Голос девушки зазвучал приглушенней:
— Значит, вы целый день будете сидеть и делать что-то одно, а она весь день будет сидеть в квартире и заниматься чем-то совершенно другим?
— Именно. Жена ведет хозяйство. Муж зарабатывает деньги. Разумеется, жена не все время сидит дома. От хозяйства у нее остается достаточно свободного времени.
— И куда она может пойти?
Я перечислил обычные увлечения американских женщин. Потом мне пришло в голову, что у моей воображаемой жены могут быть дети. А они требуют такого ухода!
— И где они буду жить сначала?
— В той же квартире.
— А не в деревне? — воскликнула Наттана в крайнем удивлении.
— Только во время
— И жене некуда будет увезти их из города, чтобы начать их воспитание? — спросила девушка, поднимая ко мне свое круглое лицо.
— Нет.
— Значит, деревня…
— Только во время каникул.
— А если дети не будут отнимать у нее все время, сможет ли она делать что-нибудь для себя: вырезать по камню или ткать?
— Сможет, но большинство замужних женщин не занимаются этим, к тому же есть ткацкие фабрики.
Она снова уронила голову на руки и задала еще несколько вопросов, на которые я ответил вкратце. Потом они прекратились.
— Теперь все совершенно ясно, — сказала Наттана отсутствующим голосом.
Я привел еще несколько вспомнившихся мне примеров. Девушка молчала… О чем она думала? Она лежала тихо, расслабленно, словно спала или дремала. Я не видел ее глаз — только краешек щеки, круглую голову, заплетенные косы.
— О чем вы думаете, Наттана? Может быть, хотите спросить что-нибудь еще?
— Нет! И так понятно, — отвечала она низким, грудным голосом.
Настроения ее были непредсказуемы. Казалось, она в растерянности и грустит. Вдруг она резко села. Она отлежала щеку, и теперь на ней горело красное пятно.
— Что думаю об этом я — женщина другой страны, воспитанная по-иному? Я думаю, что это ужасно — жить так скученно, в постоянных тревогах, не имея места, где можно просто побыть одному, всего в нескольких комнатах, принадлежащих кому-то еще! И потом — алия…Не понимаю, как можно жить так да еще просить женщину разделить с вами такую жизнь?!
— Для многих людей нет иного выхода, да и этот не так уж плох. У нас много интересного.

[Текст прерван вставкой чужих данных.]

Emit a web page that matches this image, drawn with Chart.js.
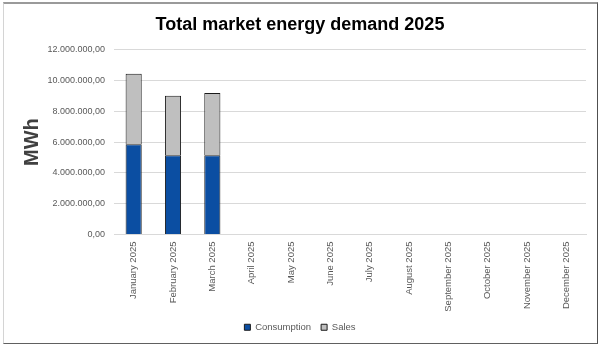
<!DOCTYPE html>
<html>
<head>
<meta charset="utf-8">
<script src="https://cdn.jsdelivr.net/npm/chart.js@4.4.1/dist/chart.umd.min.js"></script>
<style>
  html, body { margin: 0; padding: 0; background: #fff; }
  #wrap { position: relative; width: 600px; height: 347px; }
  #frame {
    position: absolute; left: 3px; top: 2px; width: 595px; height: 342px;
    box-sizing: border-box;
    border-top: 2px solid #9a9a9a;
    border-left: 1px solid #d4d4d4;
    border-right: 1px solid #505050;
    border-bottom: 1px solid #606060;
    pointer-events: none;
  }
</style>
</head>
<body>
<div id="wrap">
  <canvas id="chart" width="600" height="347"></canvas>
  <div id="frame"></div>
</div>
<script>
// ===============================
// DATA
// ===============================
const months = [
  'January 2025', 'February 2025', 'March 2025', 'April 2025',
  'May 2025', 'June 2025', 'July 2025', 'August 2025',
  'September 2025', 'October 2025', 'November 2025', 'December 2025'
];
const consumption = [5850000, 5150000, 5150000, null, null, null, null, null, null, null, null, null];
const sales = [4580000, 3850000, 4030000, null, null, null, null, null, null, null, null, null];
const yTicks = [0, 2000000, 4000000, 6000000, 8000000, 10000000, 12000000];

// ===============================
// HELPERS
// ===============================
function formatDe(value) {
  const [int, dec] = Number(value).toFixed(2).split('.');
  return int.replace(/\B(?=(\d{3})+(?!\d))/g, '.') + ',' + dec;
}

const FONT = "'Liberation Sans', Arial, sans-serif";

// ===============================
// CHART
// ===============================
new Chart(document.getElementById('chart').getContext('2d'), {
  type: 'bar',
  data: {
    labels: months,
    datasets: [
      {
        label: 'Consumption',
        data: consumption,
        backgroundColor: '#0b4ea2',
        borderColor: '#1a1a1a',
        borderWidth: 1
      },
      {
        label: 'Sales',
        data: sales,
        backgroundColor: '#bfbfbf',
        borderColor: '#1a1a1a',
        borderWidth: 1
      }
    ]
  },
  options: {
    responsive: false,
    animation: false,
    layout: { padding: { top: 8, left: 14, right: 14, bottom: 5 } },
    datasets: {
      bar: { categoryPercentage: 1, barPercentage: 0.41 }
    },
    scales: {
      x: {
        stacked: true,
        grid: { display: false, drawTicks: false },
        border: { color: '#d9d9d9' },
        ticks: {
          minRotation: 90,
          maxRotation: 90,
          padding: 7,
          color: '#595959',
          font: { family: FONT, size: 9.5 }
        },
        afterFit: s => { s.height = 78; }
      },
      y: {
        stacked: true,
        min: 0,
        max: 12000000,
        afterBuildTicks: s => { s.ticks = yTicks.map(v => ({ value: v })); },
        grid: { color: '#d9d9d9', drawTicks: false },
        border: { display: false },
        ticks: {
          padding: 9,
          color: '#595959',
          font: { family: FONT, size: 9 },
          callback: v => formatDe(v)
        },
        title: {
          display: true,
          text: 'MWh',
          color: '#404040',
          padding: { top: 6, bottom: 0 },
          font: { family: FONT, size: 20, weight: 'bold' }
        },
        afterFit: s => { s.width = 100; }
      }
    },
    plugins: {
      title: {
        display: true,
        text: 'Total market energy demand 2025',
        color: '#000',
        padding: { top: 6, bottom: 14 },
        font: { family: FONT, size: 18, weight: 'bold' }
      },
      legend: {
        position: 'bottom',
        labels: {
          boxWidth: 6,
          boxHeight: 6,
          padding: 10,
          color: '#595959',
          font: { family: FONT, size: 9.5 }
        }
      },
      tooltip: { enabled: false }
    }
  }
});
</script>
</body>
</html>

И кругом столько жизни!
Предубежденность Наттаны обезоруживала, я был задет.
— Что же до предложения разделить такую жизнь, — продолжал я, — то, если женщина любит вас, она с радостью согласится. Это будет уже не только ваша, но и ее жизнь.
— Не понимаю, как она может согласиться.
— Вы — островитянка.
— Я не понимаю, как выможете, Джонланг!
— Я — американец, — сказал я, тем не менее с болью чувствуя, что и мне непонятна моя былая жизнь.
Наттана посмотрела на меня, в ее зеленых глазах сверкнул гнев. Ссора казалась неминуемой, но внезапно взгляд девушки изменился. Уголки глаз набухли блестящей влагой.
Что-то в моих словах ранило ее. Я сделал шаг к скамье, желая сказать то, что мог сказать в свое оправдание. Я увидел руку Наттаны, и мне захотелось взять ее в свою.
Но стоило мне приблизиться, девушка поднялась и подошла к очагу. Раскаяние и сочувствие к боли, которую я причинил ей, вылилось в пылкое желание завладеть ее рукой. Я взял безвольно повисшую вдоль тела руку, она напряглась, стремясь вырваться. Отдернув руку, Наттана загородилась от меня плечом.